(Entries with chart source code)
------

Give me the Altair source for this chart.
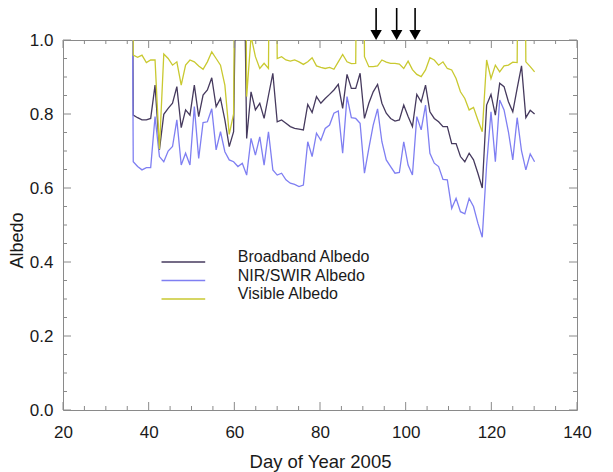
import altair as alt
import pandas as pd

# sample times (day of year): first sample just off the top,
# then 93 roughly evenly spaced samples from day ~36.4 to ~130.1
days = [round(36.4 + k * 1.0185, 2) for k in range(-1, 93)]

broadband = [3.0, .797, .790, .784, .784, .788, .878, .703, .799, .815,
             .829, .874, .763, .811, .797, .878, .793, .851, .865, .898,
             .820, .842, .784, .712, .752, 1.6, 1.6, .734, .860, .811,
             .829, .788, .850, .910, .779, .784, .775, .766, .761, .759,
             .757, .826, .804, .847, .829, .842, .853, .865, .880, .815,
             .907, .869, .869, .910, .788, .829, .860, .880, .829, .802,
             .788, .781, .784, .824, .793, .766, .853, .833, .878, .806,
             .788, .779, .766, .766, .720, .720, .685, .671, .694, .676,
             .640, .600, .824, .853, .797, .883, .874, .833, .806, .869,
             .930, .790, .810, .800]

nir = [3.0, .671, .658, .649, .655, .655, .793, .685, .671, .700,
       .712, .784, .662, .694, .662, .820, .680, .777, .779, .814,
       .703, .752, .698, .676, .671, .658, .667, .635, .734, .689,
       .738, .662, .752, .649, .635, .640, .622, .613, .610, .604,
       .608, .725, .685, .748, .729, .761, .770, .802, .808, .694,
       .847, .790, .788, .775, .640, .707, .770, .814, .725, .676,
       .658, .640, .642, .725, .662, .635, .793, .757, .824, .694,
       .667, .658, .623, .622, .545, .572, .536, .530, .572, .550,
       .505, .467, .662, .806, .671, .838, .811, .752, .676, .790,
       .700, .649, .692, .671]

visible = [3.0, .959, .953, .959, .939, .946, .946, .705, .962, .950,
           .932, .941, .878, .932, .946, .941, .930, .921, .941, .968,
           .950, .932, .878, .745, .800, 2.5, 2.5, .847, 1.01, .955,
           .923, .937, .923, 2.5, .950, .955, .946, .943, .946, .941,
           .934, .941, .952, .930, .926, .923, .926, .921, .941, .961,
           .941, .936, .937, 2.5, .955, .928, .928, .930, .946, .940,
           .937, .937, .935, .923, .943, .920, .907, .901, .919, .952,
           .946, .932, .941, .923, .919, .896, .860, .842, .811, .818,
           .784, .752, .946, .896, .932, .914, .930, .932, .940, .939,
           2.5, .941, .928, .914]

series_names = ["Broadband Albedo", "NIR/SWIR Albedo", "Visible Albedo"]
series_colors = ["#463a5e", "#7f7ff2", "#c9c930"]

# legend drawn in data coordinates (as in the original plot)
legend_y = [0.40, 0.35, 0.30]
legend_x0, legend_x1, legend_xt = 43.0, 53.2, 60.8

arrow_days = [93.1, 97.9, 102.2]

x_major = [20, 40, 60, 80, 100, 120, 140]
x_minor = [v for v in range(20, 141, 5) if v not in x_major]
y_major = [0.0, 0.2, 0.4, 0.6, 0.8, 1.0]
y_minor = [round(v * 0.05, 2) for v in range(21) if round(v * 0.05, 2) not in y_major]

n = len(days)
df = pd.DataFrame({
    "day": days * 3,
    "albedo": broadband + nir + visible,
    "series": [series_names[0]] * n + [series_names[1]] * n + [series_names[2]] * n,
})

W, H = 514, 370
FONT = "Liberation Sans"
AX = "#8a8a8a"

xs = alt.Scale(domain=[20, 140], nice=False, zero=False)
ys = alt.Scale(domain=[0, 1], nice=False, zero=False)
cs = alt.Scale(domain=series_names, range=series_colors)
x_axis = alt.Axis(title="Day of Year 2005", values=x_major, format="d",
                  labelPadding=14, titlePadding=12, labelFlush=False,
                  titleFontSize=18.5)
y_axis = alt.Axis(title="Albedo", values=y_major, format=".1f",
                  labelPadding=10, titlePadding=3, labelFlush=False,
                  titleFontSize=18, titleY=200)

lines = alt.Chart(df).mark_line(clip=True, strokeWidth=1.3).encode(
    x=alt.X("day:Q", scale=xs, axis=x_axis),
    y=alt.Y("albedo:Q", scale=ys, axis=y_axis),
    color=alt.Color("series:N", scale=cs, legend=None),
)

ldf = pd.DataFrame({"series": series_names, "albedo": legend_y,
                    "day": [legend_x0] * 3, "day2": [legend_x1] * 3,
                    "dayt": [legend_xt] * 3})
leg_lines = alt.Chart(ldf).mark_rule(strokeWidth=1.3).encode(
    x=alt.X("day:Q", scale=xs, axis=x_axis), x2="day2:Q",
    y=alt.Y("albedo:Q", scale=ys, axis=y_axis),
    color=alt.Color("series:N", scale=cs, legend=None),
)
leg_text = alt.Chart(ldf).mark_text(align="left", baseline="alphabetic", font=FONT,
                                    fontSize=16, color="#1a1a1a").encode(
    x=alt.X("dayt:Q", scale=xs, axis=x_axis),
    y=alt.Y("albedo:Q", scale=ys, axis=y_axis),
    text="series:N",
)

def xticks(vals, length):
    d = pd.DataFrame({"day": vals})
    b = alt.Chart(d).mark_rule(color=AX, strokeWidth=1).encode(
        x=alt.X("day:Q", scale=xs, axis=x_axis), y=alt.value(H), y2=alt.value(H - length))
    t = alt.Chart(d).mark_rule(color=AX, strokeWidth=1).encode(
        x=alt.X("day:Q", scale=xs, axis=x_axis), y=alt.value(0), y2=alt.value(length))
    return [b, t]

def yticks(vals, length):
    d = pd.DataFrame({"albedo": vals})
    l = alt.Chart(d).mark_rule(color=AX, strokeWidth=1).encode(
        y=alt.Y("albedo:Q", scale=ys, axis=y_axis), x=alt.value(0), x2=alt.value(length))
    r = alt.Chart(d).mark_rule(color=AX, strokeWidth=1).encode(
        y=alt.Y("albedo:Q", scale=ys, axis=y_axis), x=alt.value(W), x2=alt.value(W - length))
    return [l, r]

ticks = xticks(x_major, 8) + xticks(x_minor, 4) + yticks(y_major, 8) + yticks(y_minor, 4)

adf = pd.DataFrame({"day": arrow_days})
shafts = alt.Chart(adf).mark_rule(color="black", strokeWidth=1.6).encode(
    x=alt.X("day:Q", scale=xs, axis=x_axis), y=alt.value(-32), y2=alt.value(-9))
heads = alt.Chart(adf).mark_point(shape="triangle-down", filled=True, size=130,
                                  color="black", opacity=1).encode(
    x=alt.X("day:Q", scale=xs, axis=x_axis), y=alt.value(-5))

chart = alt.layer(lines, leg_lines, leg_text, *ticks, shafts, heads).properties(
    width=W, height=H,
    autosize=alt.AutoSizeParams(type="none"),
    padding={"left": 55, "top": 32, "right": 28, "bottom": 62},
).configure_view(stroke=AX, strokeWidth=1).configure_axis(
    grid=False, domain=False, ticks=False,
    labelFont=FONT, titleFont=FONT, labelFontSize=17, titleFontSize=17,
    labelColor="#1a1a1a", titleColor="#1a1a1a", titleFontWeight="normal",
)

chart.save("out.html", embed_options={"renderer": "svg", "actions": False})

------

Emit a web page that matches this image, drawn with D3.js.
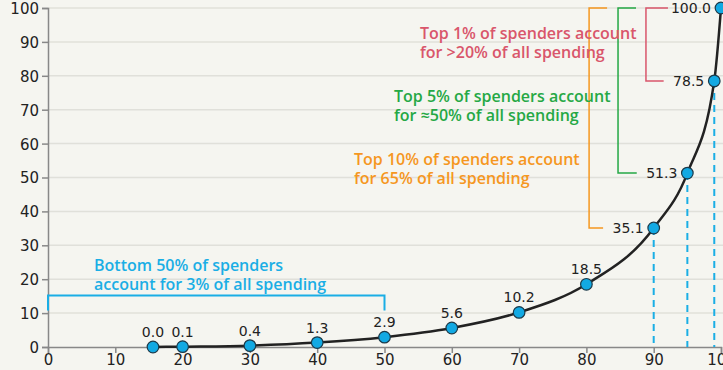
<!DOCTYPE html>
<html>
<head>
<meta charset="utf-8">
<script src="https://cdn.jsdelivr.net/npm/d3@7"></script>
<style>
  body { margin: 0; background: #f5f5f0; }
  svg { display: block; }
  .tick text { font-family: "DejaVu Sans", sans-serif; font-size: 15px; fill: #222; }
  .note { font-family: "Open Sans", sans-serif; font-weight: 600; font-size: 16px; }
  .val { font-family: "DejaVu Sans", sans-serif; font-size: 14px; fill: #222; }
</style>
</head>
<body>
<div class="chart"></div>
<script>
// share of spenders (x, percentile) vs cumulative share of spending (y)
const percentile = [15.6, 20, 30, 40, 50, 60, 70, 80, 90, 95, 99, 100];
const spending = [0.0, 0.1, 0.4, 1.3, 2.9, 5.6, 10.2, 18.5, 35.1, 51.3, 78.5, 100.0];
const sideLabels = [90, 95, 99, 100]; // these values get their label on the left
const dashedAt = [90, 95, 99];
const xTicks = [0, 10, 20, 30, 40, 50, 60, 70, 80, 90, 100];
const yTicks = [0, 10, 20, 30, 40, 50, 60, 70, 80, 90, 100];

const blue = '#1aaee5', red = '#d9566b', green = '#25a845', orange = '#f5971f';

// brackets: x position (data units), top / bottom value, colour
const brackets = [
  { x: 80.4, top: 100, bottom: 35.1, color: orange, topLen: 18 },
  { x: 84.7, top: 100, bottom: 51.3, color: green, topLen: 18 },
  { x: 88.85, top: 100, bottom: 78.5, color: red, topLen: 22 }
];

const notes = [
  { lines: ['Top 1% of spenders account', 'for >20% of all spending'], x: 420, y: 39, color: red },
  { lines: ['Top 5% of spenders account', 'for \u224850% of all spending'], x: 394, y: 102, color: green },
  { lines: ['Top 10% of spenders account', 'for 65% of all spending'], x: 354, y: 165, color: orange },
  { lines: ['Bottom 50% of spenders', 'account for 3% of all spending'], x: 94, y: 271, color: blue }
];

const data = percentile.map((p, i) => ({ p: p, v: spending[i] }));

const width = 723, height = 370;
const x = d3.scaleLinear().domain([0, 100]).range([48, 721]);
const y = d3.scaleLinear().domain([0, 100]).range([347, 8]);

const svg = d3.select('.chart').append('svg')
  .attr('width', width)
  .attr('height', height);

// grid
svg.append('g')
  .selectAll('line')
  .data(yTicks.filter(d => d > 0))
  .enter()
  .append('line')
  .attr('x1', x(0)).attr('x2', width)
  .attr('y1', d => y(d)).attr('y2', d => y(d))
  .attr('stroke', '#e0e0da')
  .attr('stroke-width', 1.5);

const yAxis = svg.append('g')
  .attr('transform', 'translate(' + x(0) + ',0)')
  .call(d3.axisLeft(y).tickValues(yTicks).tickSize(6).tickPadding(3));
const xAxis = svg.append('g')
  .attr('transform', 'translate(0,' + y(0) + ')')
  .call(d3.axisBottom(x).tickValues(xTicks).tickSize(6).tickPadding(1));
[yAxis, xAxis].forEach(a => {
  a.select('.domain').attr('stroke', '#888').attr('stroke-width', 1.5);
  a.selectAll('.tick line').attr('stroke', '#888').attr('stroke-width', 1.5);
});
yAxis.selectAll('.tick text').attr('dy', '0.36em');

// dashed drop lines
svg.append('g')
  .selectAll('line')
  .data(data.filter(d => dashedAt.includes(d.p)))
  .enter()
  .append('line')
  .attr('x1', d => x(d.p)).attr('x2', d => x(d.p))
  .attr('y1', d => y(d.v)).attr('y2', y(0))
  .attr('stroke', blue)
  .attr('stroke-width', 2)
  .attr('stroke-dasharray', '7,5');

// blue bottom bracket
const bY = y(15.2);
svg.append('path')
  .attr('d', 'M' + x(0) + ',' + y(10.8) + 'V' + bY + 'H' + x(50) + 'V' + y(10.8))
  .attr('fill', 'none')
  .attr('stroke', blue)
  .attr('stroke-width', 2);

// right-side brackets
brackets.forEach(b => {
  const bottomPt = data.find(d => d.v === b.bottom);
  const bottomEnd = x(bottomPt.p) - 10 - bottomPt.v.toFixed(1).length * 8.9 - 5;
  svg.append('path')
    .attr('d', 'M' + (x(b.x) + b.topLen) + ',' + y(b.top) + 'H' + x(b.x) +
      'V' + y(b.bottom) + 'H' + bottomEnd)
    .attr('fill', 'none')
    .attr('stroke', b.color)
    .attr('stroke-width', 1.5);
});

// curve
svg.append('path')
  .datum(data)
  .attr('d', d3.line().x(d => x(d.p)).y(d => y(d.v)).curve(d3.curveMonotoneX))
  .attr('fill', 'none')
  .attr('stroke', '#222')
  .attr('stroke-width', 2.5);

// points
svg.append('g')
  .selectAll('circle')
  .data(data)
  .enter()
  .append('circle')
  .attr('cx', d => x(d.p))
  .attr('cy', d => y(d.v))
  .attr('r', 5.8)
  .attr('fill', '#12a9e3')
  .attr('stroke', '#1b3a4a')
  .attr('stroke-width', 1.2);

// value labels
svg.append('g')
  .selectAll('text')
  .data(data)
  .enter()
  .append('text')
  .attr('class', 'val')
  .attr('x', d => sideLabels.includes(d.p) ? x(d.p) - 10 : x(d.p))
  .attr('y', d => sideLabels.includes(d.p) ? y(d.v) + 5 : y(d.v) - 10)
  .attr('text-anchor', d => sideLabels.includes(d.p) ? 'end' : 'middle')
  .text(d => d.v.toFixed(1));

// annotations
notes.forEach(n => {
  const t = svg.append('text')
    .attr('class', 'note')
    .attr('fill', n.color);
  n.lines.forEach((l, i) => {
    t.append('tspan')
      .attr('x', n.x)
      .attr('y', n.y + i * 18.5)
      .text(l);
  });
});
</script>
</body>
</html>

------

> _PROBLEM DETAILS_: Extract the stretch of lines that begins at the line with "Give me the Altair source for this chart." and ends at the line with "days = [round(36.4", inclusive. Omit every picture.

> _OUTPUT OF THE EXERCISE_:
Give me the Altair source for this chart.
import altair as alt
import pandas as pd

# sample times (day of year): first sample just off the top,
# then 93 roughly evenly spaced samples from day ~36.4 to ~130.1
days = [round(36.4 + k * 1.0185, 2) for k in range(-1, 93)]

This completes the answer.